Every line with the string "diagram" should be gathered.

========================================

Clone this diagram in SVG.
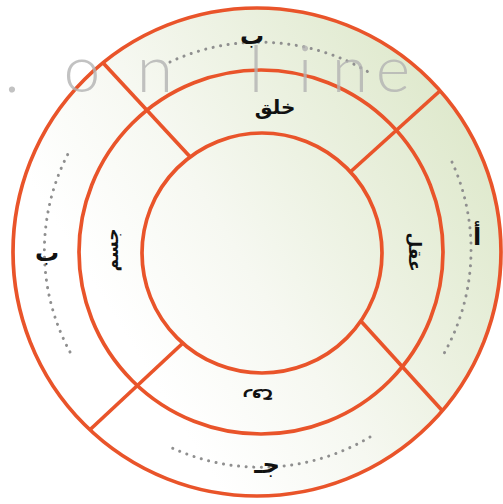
<svg xmlns="http://www.w3.org/2000/svg" width="503" height="504" viewBox="0 0 503 504">
<defs>
<linearGradient id="bg" gradientUnits="userSpaceOnUse" x1="140" y1="360" x2="480" y2="150">
<stop offset="0" stop-color="#ffffff"/>
<stop offset="0.35" stop-color="#f6f8f1"/>
<stop offset="1" stop-color="#dfe9cd"/>
</linearGradient>
<mask id="ringMask" maskUnits="userSpaceOnUse" x="0" y="0" width="503" height="504">
<circle cx="257" cy="252" r="244" fill="#fff"/>
<circle cx="262" cy="253" r="120" fill="#000"/>
</mask>
</defs>
<style>
.ring{fill:none;stroke:#e9542a;stroke-width:3.7}
.div{stroke:#e9542a;stroke-width:3.7}
.dots{fill:none;stroke:#8f8f8f;stroke-width:3;stroke-linecap:round;stroke-dasharray:0.1 7.5}
.lbl{font-family:"DejaVu Sans",sans-serif;font-weight:bold;fill:#111;text-anchor:middle;dominant-baseline:central}
.wm{font-family:"Lato","Liberation Sans",sans-serif;font-weight:300;font-size:66px;fill:#b3b3b3;text-anchor:middle}
</style>
<rect width="503" height="504" fill="#ffffff"/>
<g id="diagram">
<circle cx="257" cy="252" r="244" fill="url(#bg)"/>
<g id="connectors" mask="url(#ringMask)">
<line class="div" x1="206" y1="174" x2="93" y2="52"/>
<line class="div" x1="337" y1="184" x2="452" y2="80"/>
<line class="div" x1="349" y1="308" x2="458" y2="428"/>
<line class="div" x1="198" y1="329" x2="80" y2="439"/>
</g>
<g id="rings">
<circle class="ring" cx="257" cy="252" r="244"/>
<circle class="ring" cx="261" cy="252" r="182"/>
<circle class="ring" cx="262" cy="253" r="120"/>
</g>
<g id="dotted-arcs">
<path class="dots" d="M170,62 A213,213 0 0 1 370,73"/>
<path class="dots" d="M452,162 A212,212 0 0 1 442,357"/>
<path class="dots" d="M370,437 A213,213 0 0 1 170,447"/>
<path class="dots" d="M70,352 A212,212 0 0 1 70,150"/>
</g>
<g id="node-top-outer"><text class="lbl" x="252" y="36" font-size="24">ب</text></g>
<g id="node-right-outer"><text class="lbl" x="477" y="237" font-size="24">أ</text></g>
<g id="node-left-outer"><text class="lbl" x="47" y="253" font-size="24">ب</text></g>
<g id="node-bottom-outer"><text class="lbl" x="267" y="465" font-size="24">جـ</text></g>
<g id="node-top-inner"><text class="lbl" x="275" y="107" font-size="20">خلق</text></g>
<g id="node-right-inner"><text class="lbl" x="0" y="0" font-size="17" transform="translate(415,252) rotate(90)">عقل</text></g>
<g id="node-left-inner"><text class="lbl" x="0" y="0" font-size="17" transform="translate(112,250) rotate(-90)">جسم</text></g>
<g id="node-bottom-inner"><text class="lbl" x="0" y="0" font-size="16" transform="translate(258,398) rotate(180)">روح</text></g>
</g>
<g id="watermark" opacity="0.8">
<text class="wm" x="12" y="92">.</text>
<text class="wm" x="82" y="92">o</text>
<text class="wm" x="155" y="92">n</text>
<text class="wm" x="256" y="92">l</text>
<text class="wm" x="305" y="92">i</text>
<text class="wm" x="350" y="92">n</text>
<text class="wm" x="393" y="92">e</text>
</g>
</svg>
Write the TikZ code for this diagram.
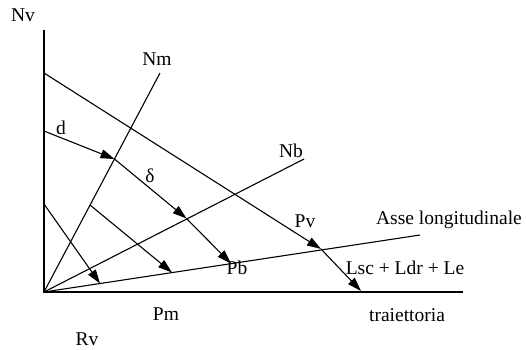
\documentclass[tikz,border=0pt]{standalone}
\usepackage{fontspec}
\setmainfont{Liberation Serif}
\usetikzlibrary{arrows.meta}
\begin{document}
\begin{tikzpicture}[x=1pt,y=-1pt,
  axis/.style={line width=1.6pt},
  ray/.style={line width=1.1pt},
  arr/.style={line width=1.1pt,-{Triangle[length=14pt,width=9pt]}},
  lbl/.style={inner sep=0pt,font=\fontsize{19.5}{23}\selectfont}]
\useasboundingbox (0,0) rectangle (526,349);
% key points
\coordinate (O) at (44,292);
\coordinate (Vtop) at (44,30);
\coordinate (Hend) at (463,292);
\coordinate (Nmtop) at (160,73);
\coordinate (Nbtop) at (304,159);
\coordinate (Asend) at (420,235);
\coordinate (P0) at (44,73);
\coordinate (Pvpt) at (321,249);
\coordinate (Tend) at (361,291);
\coordinate (D0) at (44,131);
\coordinate (A1) at (114.5,159);
\coordinate (A2) at (186.5,218.5);
\coordinate (A3) at (231,263.5);
\coordinate (E0) at (90,205);
\coordinate (E1) at (172,272.5);
\coordinate (F0) at (44,204);
\coordinate (F1) at (100,283.5);
% axes
\draw[axis] (Vtop) -- (O) -- (Hend);
% lines from origin
\draw[ray] (O) -- (Nmtop);
\draw[ray] (O) -- (Nbtop);
\draw[ray] (O) -- (Asend);
% rays with arrows
\draw[arr] (P0) -- (Pvpt);
\draw[arr] (Pvpt) -- (Tend);
\draw[arr] (D0) -- (A1);
\draw[arr] (A1) -- (A2);
\draw[arr] (A2) -- (A3);
\draw[arr] (E0) -- (E1);
\draw[arr] (F0) -- (F1);
% labels
\node[lbl] (nv) at (23,15) {Nv};
\node[lbl] (nm) at (157,59) {Nm};
\node[lbl] (nb) at (291,151) {Nb};
\node[lbl] (d) at (61,128) {d};
\node[lbl] (delta) at (150,176) {δ};
\node[lbl] (pv) at (305,221) {Pv};
\node[lbl] (asse) at (449,220) {Asse longitudinale};
\node[lbl] (lsc) at (405,268) {Lsc + Ldr + Le};
\node[lbl] (pb) at (237,268) {Pb};
\node[lbl] (pm) at (166,314) {Pm};
\node[lbl] (rv) at (87,339) {Rv};
\node[lbl] (traj) at (407,315) {traiettoria};
\end{tikzpicture}
\end{document}
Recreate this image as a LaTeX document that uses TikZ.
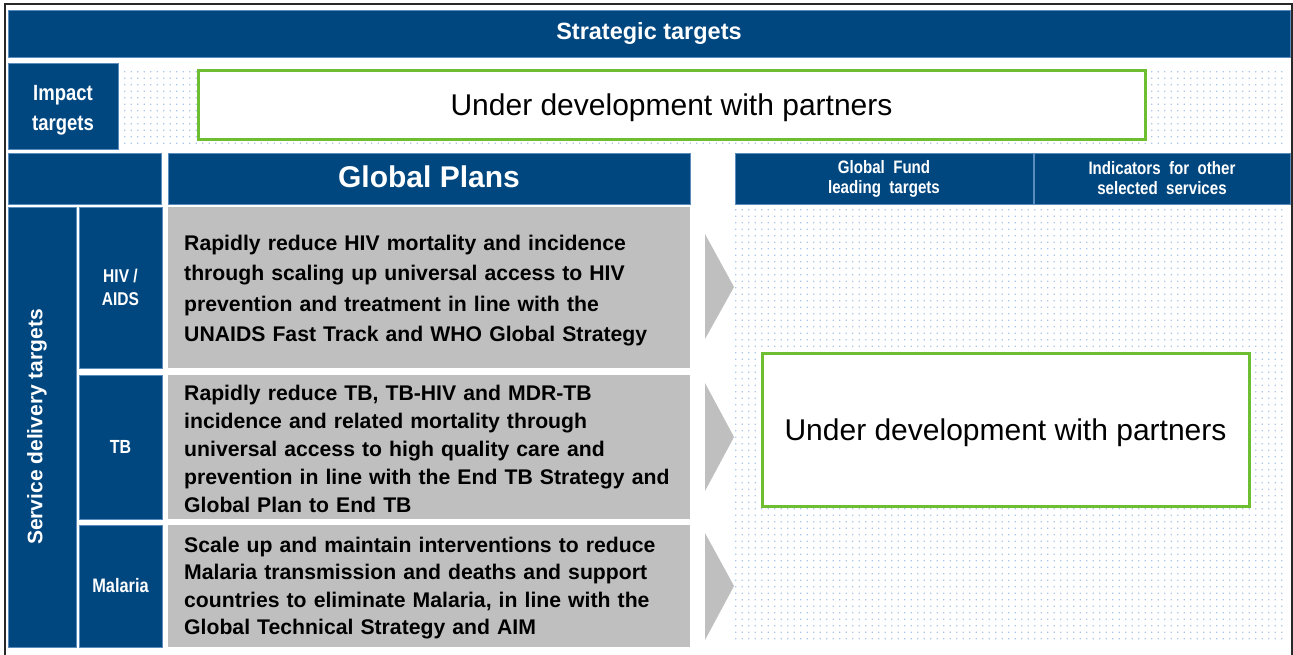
\documentclass[tikz,border=0pt]{standalone}
\usepackage{fontspec}
\setmainfont{Liberation Sans}
\newfontfamily\narrowfont[FakeStretch=0.84]{Liberation Sans}
\definecolor{navy}{RGB}{0,71,128}
\definecolor{navyedge}{RGB}{90,140,190}
\definecolor{boxgray}{RGB}{191,191,191}
\definecolor{lime}{RGB}{110,190,50}
\definecolor{dotblue}{RGB}{170,198,235}
\definecolor{framegray}{RGB}{40,40,40}
\begin{document}
\begin{tikzpicture}[x=1pt,y=-1pt,
  cell/.style={anchor=north west, inner sep=0pt, outer sep=0pt},
  bluecell/.style={cell, fill=navy, draw=navyedge, line width=0.6pt, text=white, align=center},
  whitetext/.style={text=white, align=center, inner sep=0pt},
  graycell/.style={cell, fill=boxgray},
  graytext/.style={anchor=west, inner sep=0pt, text=black, align=left, text width=492pt},
  greenbox/.style={cell, fill=white, draw=lime, line width=3pt},
  devtext/.style={inner sep=0pt, font=\fontsize{30}{36}\selectfont},
  chevron/.style={fill=boxgray}
]
\useasboundingbox (0,0) rectangle (1293,654);
\fill[white] (0,0) rectangle (1293,654);

% dotted backgrounds
\fill[dotblue] \foreach \i in {0,...,178} {\foreach \j in {0,...,11} {(124+\i*6.5,71+\j*6.5) rectangle ++(1.4,1.4)}};
\fill[dotblue] \foreach \i in {0,...,84} {\foreach \j in {0,...,66} {(735+\i*6.5,209+\j*6.5) rectangle ++(1.4,1.4)}};

% frame
\draw[framegray, line width=2pt] (4.5,660) -- (4.5,4) -- (1291.5,4) -- (1291.5,660);

% header
\node[bluecell, minimum width=1282pt, minimum height=47pt,
      font=\bfseries\fontsize{23.5}{28}\selectfont] (hdr) at (8,10) {Strategic targets};

% impact row
\node[bluecell, minimum width=110pt, minimum height=86pt] (impact) at (8,63) {};
\node[whitetext, yshift=-4pt, font=\narrowfont\bfseries\fontsize{22}{30}\selectfont] (impactlabel) at (impact.center) {Impact\\targets};
\node[greenbox, minimum width=947pt, minimum height=69pt] (impactdev) at (198,70) {};
\node[devtext, yshift=-3pt] (impactdevtext) at (impactdev.center) {Under development with partners};

% second row headers
\node[bluecell, minimum width=153pt, minimum height=51pt] (corner) at (8,153) {};
\node[bluecell, minimum width=522pt, minimum height=51pt] (plans) at (168,153) {};
\node[whitetext, yshift=2pt, font=\bfseries\fontsize{30}{36}\selectfont] (planslabel) at (plans.center) {Global Plans};
\node[bluecell, minimum width=298pt, minimum height=51pt,
      font=\narrowfont\bfseries\fontsize{18}{20}\selectfont] (gfhead) at (735,153) {Global~ Fund\\leading~ targets};
\node[bluecell, minimum width=256pt, minimum height=51pt,
      font=\narrowfont\bfseries\fontsize{18}{20}\selectfont] (indhead) at (1034,153) {Indicators~ for~ other\\selected~ services};

% service delivery column
\node[bluecell, minimum width=68pt, minimum height=440pt] (svc) at (8,207) {};
\node[rotate=90, xshift=0pt, yshift=0pt, text=white, font=\bfseries\fontsize{21}{25}\selectfont, inner sep=0pt] (svclabel) at ([xshift=-5pt]svc.center) {Service delivery targets};

% disease labels
\node[bluecell, minimum width=83pt, minimum height=161pt,
      font=\narrowfont\bfseries\fontsize{18.5}{23}\selectfont] (hiv) at (79,207) {HIV /\\AIDS};
\node[bluecell, minimum width=83pt, minimum height=144pt,
      font=\narrowfont\bfseries\fontsize{19}{23}\selectfont] (tb) at (79,375) {TB};
\node[bluecell, minimum width=83pt, minimum height=122pt,
      font=\narrowfont\bfseries\fontsize{19.5}{23}\selectfont] (malaria) at (79,525) {Malaria};

% plan boxes
\node[graycell, minimum width=522pt, minimum height=161pt] (hivbox) at (168,207) {};
\node[graycell, minimum width=522pt, minimum height=144pt] (tbbox) at (168,375) {};
\node[graycell, minimum width=522pt, minimum height=122pt] (malbox) at (168,525) {};

% plan texts
\node[graytext, yshift=-3pt, font=\bfseries\fontsize{21.2}{30.3}\selectfont] (hivplan) at ([xshift=16pt]hivbox.west)
  {Rapidly reduce HIV mortality and incidence\\
   through scaling up universal access to HIV\\
   prevention and treatment in line with the\\
   UNAIDS Fast Track and WHO Global Strategy};
\node[graytext, yshift=-2pt, font=\bfseries\fontsize{21.2}{28}\selectfont] (tbplan) at ([xshift=16pt]tbbox.west)
  {Rapidly reduce TB, TB-HIV and MDR-TB\\
   incidence and related mortality through\\
   universal access to high quality care and\\
   prevention in line with the End TB Strategy and\\
   Global Plan to End TB};
\node[graytext, yshift=-2pt, font=\bfseries\fontsize{21.2}{27.3}\selectfont] (malplan) at ([xshift=16pt]malbox.west)
  {Scale up and maintain interventions to reduce\\
   Malaria transmission and deaths and support\\
   countries to eliminate Malaria, in line with the\\
   Global Technical Strategy and AIM};

% chevrons
\fill[chevron] (705,234) -- (734,287) -- (705,339) -- cycle;
\fill[chevron] (705,383) -- (734,437) -- (705,491) -- cycle;
\fill[chevron] (705,533) -- (734,586) -- (705,640) -- cycle;

% lower green box
\node[greenbox, minimum width=487pt, minimum height=153pt] (servicedev) at (762,353) {};
\node[devtext, yshift=-3pt] (servicedevtext) at (servicedev.center) {Under development with partners};
\end{tikzpicture}
\end{document}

========================================

- **Task output**
Clone this diagram in SVG.
<g id="diagram">
Write the TikZ code for this diagram.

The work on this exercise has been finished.